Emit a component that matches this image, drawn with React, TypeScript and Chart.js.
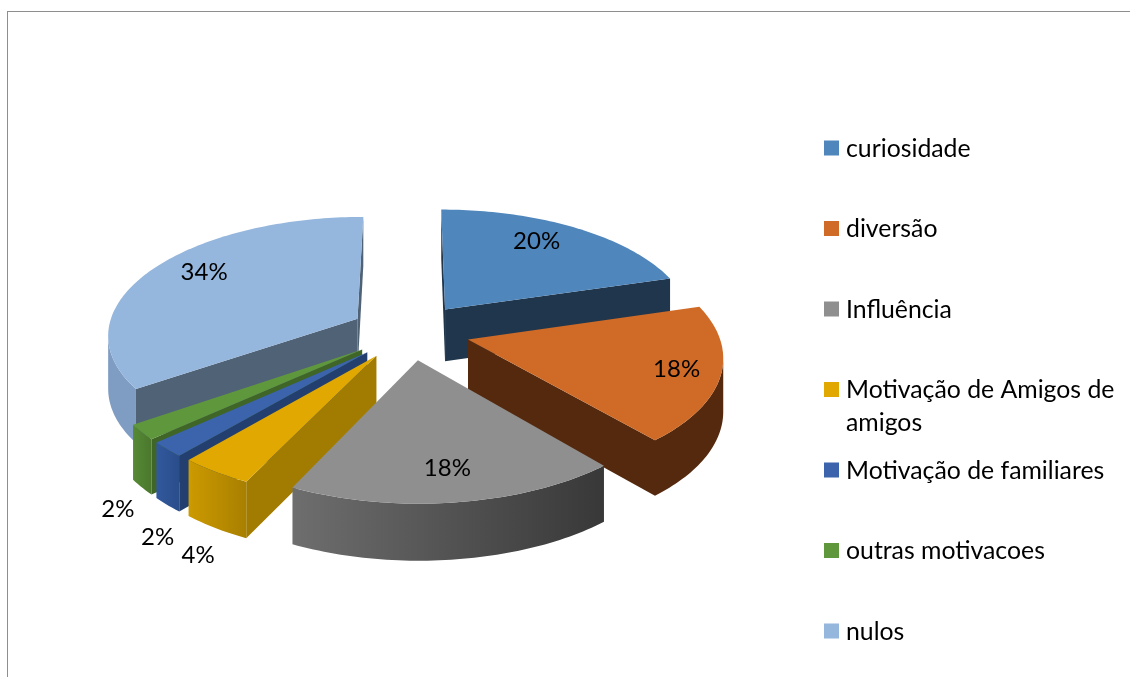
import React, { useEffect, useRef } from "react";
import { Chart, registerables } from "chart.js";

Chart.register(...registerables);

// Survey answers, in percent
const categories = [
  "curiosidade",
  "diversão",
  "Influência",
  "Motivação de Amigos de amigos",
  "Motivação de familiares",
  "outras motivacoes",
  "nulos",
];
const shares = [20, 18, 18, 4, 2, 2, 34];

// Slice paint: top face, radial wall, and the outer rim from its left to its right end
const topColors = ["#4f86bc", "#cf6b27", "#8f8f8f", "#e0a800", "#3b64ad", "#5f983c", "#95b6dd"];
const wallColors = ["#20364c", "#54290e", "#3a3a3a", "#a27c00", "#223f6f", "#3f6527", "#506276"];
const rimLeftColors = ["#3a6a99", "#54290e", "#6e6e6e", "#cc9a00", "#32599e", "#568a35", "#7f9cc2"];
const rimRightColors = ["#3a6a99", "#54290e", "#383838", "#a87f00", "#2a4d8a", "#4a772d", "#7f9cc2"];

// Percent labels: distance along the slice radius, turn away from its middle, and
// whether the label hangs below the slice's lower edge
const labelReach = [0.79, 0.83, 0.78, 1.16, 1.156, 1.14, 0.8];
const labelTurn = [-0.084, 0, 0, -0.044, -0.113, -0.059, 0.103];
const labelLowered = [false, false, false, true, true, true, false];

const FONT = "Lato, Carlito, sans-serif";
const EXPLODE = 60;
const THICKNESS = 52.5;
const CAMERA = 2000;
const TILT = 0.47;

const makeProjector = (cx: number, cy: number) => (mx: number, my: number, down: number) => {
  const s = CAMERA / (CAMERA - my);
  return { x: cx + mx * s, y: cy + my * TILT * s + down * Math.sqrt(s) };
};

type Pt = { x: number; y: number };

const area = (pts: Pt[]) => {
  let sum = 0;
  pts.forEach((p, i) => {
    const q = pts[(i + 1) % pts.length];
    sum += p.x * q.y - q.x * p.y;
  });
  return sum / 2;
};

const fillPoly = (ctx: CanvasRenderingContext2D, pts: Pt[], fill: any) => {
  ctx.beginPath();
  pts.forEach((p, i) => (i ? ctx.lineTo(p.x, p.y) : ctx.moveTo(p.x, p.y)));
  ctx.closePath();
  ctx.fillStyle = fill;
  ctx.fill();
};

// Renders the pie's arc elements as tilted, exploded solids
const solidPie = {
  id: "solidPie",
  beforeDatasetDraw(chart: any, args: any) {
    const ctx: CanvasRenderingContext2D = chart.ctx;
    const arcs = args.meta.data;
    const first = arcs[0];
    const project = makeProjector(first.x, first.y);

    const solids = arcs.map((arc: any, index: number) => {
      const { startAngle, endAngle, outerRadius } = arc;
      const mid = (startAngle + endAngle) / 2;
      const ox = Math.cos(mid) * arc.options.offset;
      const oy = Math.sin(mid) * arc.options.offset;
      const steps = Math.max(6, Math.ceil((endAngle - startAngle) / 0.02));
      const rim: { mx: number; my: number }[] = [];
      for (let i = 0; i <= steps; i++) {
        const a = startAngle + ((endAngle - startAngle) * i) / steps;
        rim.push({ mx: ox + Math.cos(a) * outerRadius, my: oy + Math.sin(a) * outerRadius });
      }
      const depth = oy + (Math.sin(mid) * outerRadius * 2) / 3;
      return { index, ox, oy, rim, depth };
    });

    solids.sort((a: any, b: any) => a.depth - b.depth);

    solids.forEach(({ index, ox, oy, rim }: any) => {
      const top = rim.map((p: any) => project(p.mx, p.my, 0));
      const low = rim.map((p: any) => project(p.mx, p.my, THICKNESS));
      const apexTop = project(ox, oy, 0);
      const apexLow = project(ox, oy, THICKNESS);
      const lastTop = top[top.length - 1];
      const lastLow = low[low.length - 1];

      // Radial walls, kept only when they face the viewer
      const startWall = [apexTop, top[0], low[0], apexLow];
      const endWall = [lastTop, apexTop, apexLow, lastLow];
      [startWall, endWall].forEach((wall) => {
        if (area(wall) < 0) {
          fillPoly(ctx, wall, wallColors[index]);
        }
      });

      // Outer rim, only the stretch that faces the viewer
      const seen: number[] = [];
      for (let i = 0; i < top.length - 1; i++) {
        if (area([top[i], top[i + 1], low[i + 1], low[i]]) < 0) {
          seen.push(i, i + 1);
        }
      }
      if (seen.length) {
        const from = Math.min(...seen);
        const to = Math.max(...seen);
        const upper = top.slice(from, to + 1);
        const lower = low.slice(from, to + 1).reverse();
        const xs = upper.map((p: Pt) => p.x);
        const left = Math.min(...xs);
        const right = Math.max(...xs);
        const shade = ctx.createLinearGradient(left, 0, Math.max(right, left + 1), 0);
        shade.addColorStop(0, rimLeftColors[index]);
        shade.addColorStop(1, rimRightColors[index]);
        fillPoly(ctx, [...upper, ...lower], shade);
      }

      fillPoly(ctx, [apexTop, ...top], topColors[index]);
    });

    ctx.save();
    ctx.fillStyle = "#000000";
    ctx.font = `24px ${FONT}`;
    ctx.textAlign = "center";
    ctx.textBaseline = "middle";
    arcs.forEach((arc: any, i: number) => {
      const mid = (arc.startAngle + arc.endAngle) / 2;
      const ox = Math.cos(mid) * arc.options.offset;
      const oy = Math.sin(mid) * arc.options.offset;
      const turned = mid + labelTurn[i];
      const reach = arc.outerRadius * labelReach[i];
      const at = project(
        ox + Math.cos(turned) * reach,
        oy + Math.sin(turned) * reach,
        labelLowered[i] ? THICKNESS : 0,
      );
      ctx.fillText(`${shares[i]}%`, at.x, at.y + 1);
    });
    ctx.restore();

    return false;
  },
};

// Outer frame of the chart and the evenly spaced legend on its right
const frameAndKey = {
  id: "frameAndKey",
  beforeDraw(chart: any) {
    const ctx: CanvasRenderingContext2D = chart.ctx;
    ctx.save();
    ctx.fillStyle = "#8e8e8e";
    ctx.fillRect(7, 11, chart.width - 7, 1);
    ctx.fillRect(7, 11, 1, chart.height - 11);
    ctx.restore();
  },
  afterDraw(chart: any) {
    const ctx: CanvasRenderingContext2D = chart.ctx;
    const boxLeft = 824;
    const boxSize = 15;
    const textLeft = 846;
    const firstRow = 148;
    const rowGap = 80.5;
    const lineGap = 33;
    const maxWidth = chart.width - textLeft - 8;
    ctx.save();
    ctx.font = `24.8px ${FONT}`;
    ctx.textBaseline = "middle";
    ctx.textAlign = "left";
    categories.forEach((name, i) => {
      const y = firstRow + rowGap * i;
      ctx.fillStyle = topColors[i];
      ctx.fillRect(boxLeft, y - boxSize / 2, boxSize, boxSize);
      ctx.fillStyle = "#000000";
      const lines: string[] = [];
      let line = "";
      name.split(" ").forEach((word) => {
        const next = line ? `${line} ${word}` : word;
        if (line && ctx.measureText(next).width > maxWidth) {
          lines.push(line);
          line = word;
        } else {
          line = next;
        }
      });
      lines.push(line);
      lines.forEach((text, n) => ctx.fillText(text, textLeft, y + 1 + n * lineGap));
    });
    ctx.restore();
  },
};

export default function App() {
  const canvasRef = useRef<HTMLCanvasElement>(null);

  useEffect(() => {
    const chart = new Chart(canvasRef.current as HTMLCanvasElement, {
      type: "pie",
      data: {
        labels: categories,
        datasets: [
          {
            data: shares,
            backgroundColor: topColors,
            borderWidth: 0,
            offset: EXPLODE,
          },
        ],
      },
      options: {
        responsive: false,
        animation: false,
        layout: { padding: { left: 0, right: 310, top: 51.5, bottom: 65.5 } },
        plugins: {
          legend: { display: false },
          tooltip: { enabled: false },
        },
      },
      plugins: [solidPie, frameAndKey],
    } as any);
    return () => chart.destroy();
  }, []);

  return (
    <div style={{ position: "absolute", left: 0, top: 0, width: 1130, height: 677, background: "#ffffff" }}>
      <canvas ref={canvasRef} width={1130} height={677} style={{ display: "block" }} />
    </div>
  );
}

□ □ □

## GIVEN PROBLEM
Copy every line of the material in which the word "that" occurs.

## SOLUTION
Emit a component that matches this image, drawn with React, TypeScript and Chart.js.
      // Outer rim, only the stretch that faces the viewer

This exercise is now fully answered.